The St. Augustine Movement was organized by Dr. Robert Hayling, a dentist, civil rights activist, and NYC Founder. On July 18, 1963, when a sit-in protest at a local Woolworth’s lunch counter ended in the arrest and imprisonment of 16 young black protestors and seven juveniles, the protestors were offered plea deals but refused them. Four of the arrested juveniles, JoeAnn Anderson, Audrey Nell Edwards, Willie Carl Singleton, and Samuel White, became known as the St. Augustine Four. They were sent to reform school for six months. When their case was publicized by Jackie Robinson, the NAACP, and the Pittsburgh Courier, local authorities released them early in January 1964.
Rare among civil rights leaders at the time, Hayling was an advocate of armed self-defense against the Ku Klux Klan (KKK). In September 1963, Hayling and three other NAACP activists, Clyde Jenkins, James Jackson, and James Hauser, were kidnapped and beaten by the KKK. Florida Highway Patrol officers rescued the four men and St.

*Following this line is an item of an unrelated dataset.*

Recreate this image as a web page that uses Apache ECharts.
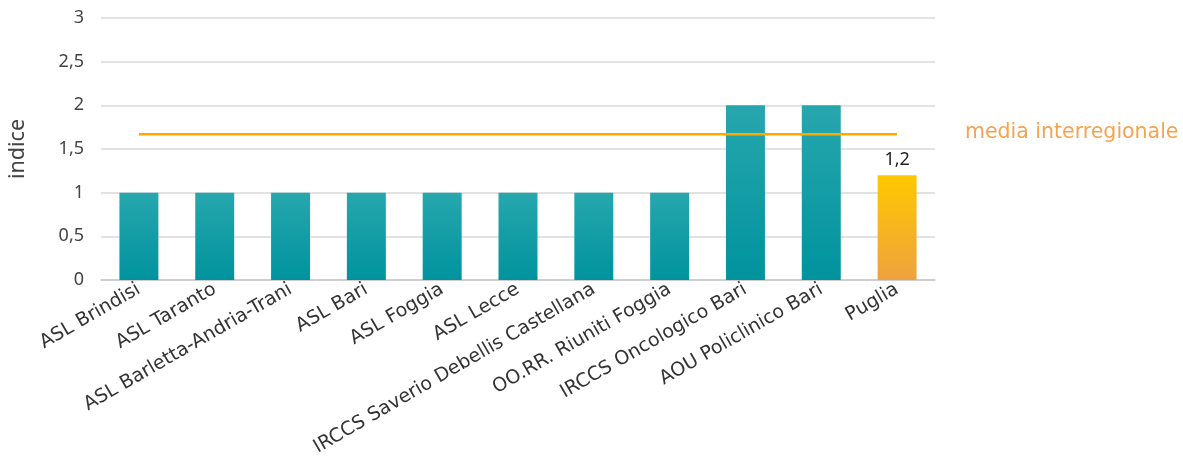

Johns County Sheriff deputies arrested a Klansman for the beating but charges against him were dismissed. In contrast, Hayling was convicted of criminal assault against KKK members. After that incident, Hayling began calling for Black self-defense and because of his stand, would be removed as head of the Youth Council by national NAACP leaders.
Hayling then turned to Dr. Martin Luther King and SCLC for support as he and other activists began civil rights protests in the spring of 1964. From May to June of that year protestors engaged in marches which were met by violent attacks from white segregationists. Meanwhile hundreds of marchers were arrested and incarcerated.
On June 11, 1964, Dr. King, who had come to St. Augustine to support the protests, was arrested at the white-only Monson Motor Lodge Hotel and Restaurant which had become a central focus of the demonstrators. While in jail, King wrote Letter from the St. Augustine Jail to his friend, Rabbi Israel Dresner in New Jersey urging him to recruit rabbis to come to St. Augustine and participate in the movement. On June 18, 1964, 17 rabbis were arrested at the Monson Motor Lodge Hotel, the largest mass arrest of rabbis in American history. The rabbis wrote their own a manifesto, “What We Want.”
On June 18, 1964, King and Hayling rejected a St Johns County grand jury request that SCLC withdraw for a 30-day cooling-off period. On the same day Black and white protestors jumped into the Monson Motor Lodge swimming pool. In response, hotel manager James Brock poured acid into the pool in an attempt to burn the protesters. Police arrested the protestors as they left the pool.
On June 30, 1964, Florida Governor C. Farris Bryant announced a biracial committee to restore interracial communication in St. Augustine. On July 1, 1964, SCLC leaders left St. Augustine the day before President Lyndon B. Johnson signed the Civil Rights Act into law which prohibited racial segregation in public accommodations like the Monson Motor Lodge.